■ Stated problem
Do not carry the pictures over; copy every other part of the entries exactly.

■ Data to process
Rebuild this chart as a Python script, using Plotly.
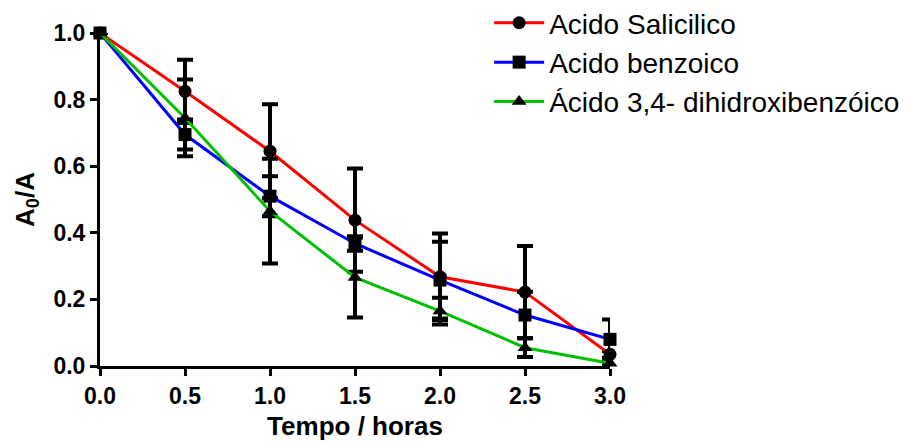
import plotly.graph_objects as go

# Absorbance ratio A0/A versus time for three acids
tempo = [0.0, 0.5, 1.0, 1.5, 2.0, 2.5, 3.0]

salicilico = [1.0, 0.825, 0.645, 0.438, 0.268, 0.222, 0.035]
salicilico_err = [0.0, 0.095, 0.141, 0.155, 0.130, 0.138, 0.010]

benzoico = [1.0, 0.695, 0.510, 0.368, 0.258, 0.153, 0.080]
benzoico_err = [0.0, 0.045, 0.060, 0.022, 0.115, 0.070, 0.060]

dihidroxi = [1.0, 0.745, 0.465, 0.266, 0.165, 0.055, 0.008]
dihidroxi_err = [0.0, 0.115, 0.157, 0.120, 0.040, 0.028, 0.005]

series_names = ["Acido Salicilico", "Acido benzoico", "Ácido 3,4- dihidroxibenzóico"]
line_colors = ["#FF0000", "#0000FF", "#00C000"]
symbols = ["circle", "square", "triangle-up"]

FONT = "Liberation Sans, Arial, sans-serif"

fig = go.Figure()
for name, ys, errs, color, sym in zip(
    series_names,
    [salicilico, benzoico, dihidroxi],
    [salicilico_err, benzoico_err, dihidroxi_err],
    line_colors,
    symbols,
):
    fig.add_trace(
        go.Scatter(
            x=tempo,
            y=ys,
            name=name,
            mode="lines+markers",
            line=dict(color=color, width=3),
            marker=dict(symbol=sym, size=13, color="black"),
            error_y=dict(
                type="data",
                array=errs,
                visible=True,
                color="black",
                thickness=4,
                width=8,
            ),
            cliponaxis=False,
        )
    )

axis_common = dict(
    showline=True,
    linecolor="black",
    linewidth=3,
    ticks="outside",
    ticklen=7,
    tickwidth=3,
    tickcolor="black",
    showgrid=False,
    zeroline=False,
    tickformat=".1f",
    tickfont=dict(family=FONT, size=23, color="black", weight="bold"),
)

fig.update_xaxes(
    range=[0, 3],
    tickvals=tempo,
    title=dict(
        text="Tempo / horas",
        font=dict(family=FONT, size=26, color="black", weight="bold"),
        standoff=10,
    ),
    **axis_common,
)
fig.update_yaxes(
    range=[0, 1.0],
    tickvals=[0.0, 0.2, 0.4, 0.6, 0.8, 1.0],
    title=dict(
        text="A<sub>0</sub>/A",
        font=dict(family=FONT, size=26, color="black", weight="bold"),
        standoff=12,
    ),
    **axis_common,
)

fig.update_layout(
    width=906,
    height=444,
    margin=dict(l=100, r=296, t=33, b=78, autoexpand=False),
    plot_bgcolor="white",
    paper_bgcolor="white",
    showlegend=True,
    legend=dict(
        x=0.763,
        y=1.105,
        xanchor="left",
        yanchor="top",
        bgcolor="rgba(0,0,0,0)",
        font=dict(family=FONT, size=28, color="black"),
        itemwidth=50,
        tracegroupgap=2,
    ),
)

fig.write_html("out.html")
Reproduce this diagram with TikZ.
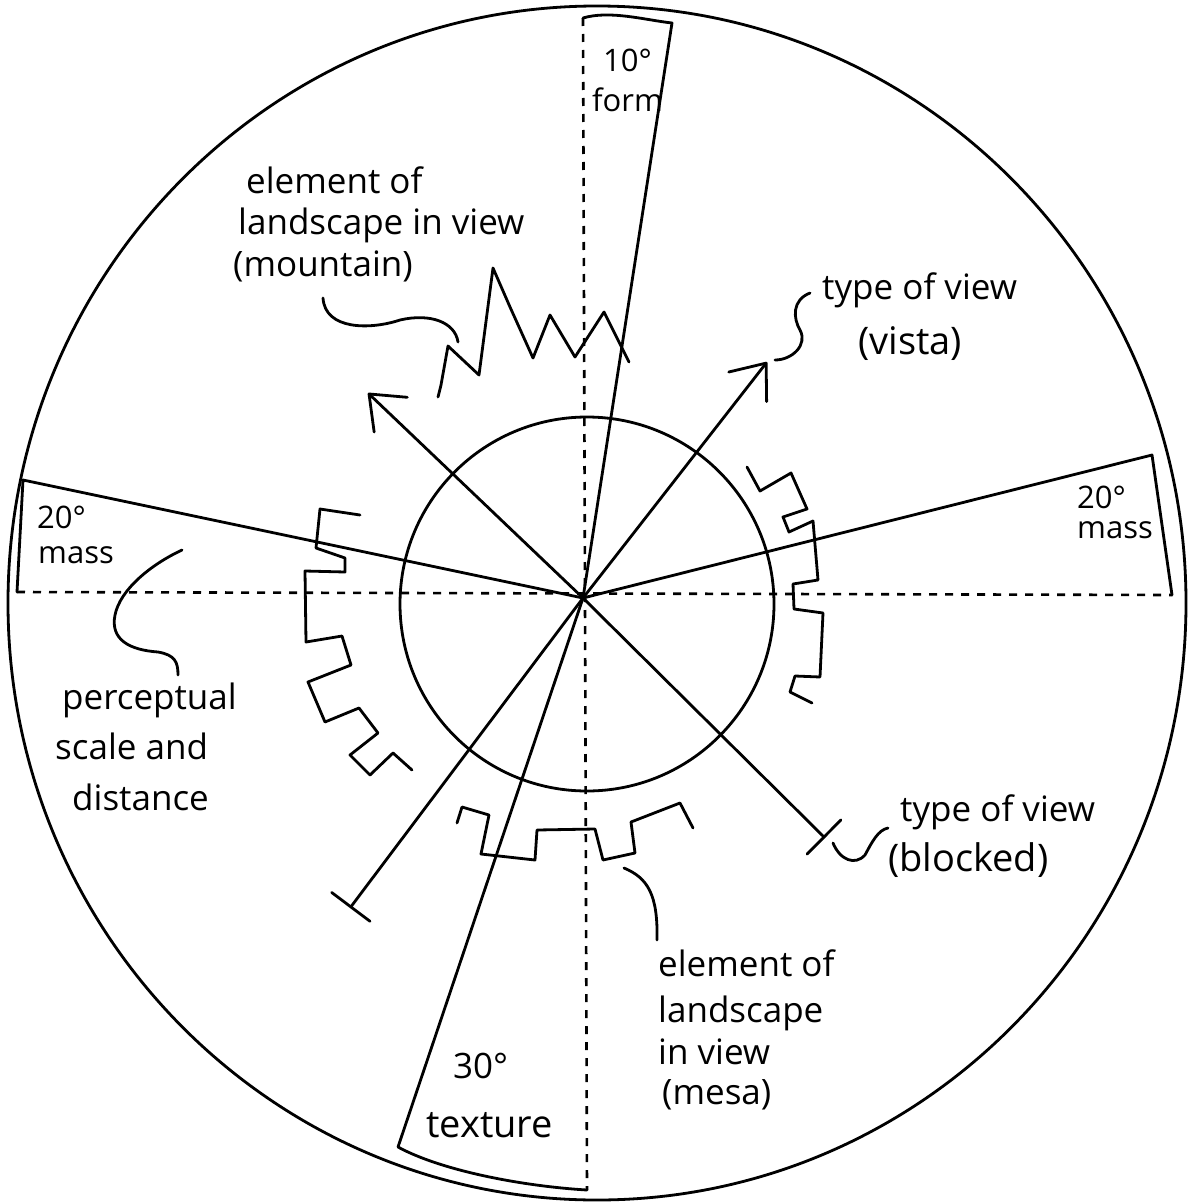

■ Correct response
Rebuild this chart as a Python script, using Plotly.
import plotly.graph_objects as go

# Absorbance ratio A0/A versus time for three acids
tempo = [0.0, 0.5, 1.0, 1.5, 2.0, 2.5, 3.0]

salicilico = [1.0, 0.825, 0.645, 0.438, 0.268, 0.222, 0.035]
salicilico_err = [0.0, 0.095, 0.141, 0.155, 0.130, 0.138, 0.010]

benzoico = [1.0, 0.695, 0.510, 0.368, 0.258, 0.153, 0.080]
benzoico_err = [0.0, 0.045, 0.060, 0.022, 0.115, 0.070, 0.060]

dihidroxi = [1.0, 0.745, 0.465, 0.266, 0.165, 0.055, 0.008]
dihidroxi_err = [0.0, 0.115, 0.157, 0.120, 0.040, 0.028, 0.005]

series_names = ["Acido Salicilico", "Acido benzoico", "Ácido 3,4- dihidroxibenzóico"]
line_colors = ["#FF0000", "#0000FF", "#00C000"]
symbols = ["circle", "square", "triangle-up"]

FONT = "Liberation Sans, Arial, sans-serif"

fig = go.Figure()
for name, ys, errs, color, sym in zip(
    series_names,
    [salicilico, benzoico, dihidroxi],
    [salicilico_err, benzoico_err, dihidroxi_err],
    line_colors,
    symbols,
):
    fig.add_trace(
        go.Scatter(
            x=tempo,
            y=ys,
            name=name,
            mode="lines+markers",
            line=dict(color=color, width=3),
            marker=dict(symbol=sym, size=13, color="black"),
            error_y=dict(
                type="data",
                array=errs,
                visible=True,
                color="black",
                thickness=4,
                width=8,
            ),
            cliponaxis=False,
        )
    )

axis_common = dict(
    showline=True,
    linecolor="black",
    linewidth=3,
    ticks="outside",
    ticklen=7,
    tickwidth=3,
    tickcolor="black",
    showgrid=False,
    zeroline=False,
    tickformat=".1f",
    tickfont=dict(family=FONT, size=23, color="black", weight="bold"),
)

fig.update_xaxes(
    range=[0, 3],
    tickvals=tempo,
    title=dict(
        text="Tempo / horas",
        font=dict(family=FONT, size=26, color="black", weight="bold"),
        standoff=10,
    ),
    **axis_common,
)
fig.update_yaxes(
    range=[0, 1.0],
    tickvals=[0.0, 0.2, 0.4, 0.6, 0.8, 1.0],
    title=dict(
        text="A<sub>0</sub>/A",
        font=dict(family=FONT, size=26, color="black", weight="bold"),
        standoff=12,
    ),
    **axis_common,
)

fig.update_layout(
    width=906,
    height=444,
    margin=dict(l=100, r=296, t=33, b=78, autoexpand=False),
    plot_bgcolor="white",
    paper_bgcolor="white",
    showlegend=True,
    legend=dict(
        x=0.763,
        y=1.105,
        xanchor="left",
        yanchor="top",
        bgcolor="rgba(0,0,0,0)",
        font=dict(family=FONT, size=28, color="black"),
        itemwidth=50,
        tracegroupgap=2,
    ),
)

fig.write_html("out.html")
Reproduce this diagram with TikZ.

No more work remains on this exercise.